— Task description —
Pick out the lines below with "diagram" and list them.

— Records supplied —
###

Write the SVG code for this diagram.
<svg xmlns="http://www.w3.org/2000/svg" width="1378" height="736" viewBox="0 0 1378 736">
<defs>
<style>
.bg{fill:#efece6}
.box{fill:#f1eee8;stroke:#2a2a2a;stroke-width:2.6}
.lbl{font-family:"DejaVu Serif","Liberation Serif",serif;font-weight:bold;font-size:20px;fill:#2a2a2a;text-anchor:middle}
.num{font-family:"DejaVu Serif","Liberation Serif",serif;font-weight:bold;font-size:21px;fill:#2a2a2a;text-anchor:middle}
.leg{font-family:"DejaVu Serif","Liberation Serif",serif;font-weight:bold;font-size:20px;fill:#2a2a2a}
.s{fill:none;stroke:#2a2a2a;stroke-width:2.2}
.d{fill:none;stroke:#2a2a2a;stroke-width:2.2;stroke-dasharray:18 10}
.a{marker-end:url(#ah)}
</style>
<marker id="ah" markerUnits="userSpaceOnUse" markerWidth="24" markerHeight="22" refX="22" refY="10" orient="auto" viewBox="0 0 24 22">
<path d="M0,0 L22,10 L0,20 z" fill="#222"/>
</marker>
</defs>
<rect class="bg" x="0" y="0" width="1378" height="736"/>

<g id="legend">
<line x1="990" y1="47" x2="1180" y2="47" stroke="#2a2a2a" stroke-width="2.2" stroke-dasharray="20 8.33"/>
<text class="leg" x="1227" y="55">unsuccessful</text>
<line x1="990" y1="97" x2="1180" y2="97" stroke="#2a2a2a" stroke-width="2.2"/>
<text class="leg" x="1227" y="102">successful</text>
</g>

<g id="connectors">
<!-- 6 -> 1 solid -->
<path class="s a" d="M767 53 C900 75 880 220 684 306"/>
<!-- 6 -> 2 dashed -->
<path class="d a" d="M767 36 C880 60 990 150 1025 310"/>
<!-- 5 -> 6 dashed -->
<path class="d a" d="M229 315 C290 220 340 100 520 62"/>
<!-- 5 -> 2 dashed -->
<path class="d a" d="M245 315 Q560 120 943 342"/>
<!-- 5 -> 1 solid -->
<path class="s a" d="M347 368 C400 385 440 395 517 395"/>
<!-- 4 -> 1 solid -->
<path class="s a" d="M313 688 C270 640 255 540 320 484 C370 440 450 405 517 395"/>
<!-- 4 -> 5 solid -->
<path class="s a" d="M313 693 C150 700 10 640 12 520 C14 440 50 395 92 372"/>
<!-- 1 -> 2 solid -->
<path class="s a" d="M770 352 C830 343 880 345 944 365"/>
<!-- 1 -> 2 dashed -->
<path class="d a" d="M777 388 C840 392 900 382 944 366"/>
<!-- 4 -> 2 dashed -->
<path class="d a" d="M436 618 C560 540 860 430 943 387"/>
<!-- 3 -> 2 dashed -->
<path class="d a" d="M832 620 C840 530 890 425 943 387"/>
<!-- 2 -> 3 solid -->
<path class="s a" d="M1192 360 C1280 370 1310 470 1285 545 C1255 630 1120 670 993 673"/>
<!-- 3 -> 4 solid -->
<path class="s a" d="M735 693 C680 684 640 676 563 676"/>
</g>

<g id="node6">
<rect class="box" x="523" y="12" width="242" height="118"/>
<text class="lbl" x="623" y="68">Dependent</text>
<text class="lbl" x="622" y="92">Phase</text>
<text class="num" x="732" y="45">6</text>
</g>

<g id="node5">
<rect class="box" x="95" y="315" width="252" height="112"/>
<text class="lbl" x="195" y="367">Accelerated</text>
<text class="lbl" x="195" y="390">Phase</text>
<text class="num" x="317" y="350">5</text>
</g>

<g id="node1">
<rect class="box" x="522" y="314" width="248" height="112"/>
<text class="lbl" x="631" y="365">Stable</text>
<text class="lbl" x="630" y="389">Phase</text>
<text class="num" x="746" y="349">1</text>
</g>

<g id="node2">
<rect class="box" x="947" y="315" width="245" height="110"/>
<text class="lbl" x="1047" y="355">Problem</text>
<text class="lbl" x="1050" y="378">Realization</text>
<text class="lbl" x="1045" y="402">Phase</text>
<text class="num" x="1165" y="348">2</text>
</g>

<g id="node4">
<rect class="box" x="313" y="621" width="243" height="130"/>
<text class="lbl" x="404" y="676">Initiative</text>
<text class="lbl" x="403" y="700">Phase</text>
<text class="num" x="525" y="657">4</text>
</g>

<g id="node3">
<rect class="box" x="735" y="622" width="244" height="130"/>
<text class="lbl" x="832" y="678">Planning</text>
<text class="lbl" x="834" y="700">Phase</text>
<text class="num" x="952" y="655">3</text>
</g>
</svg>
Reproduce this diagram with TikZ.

###

— Solved problem —
Write the SVG code for this diagram.
Reproduce this diagram with TikZ.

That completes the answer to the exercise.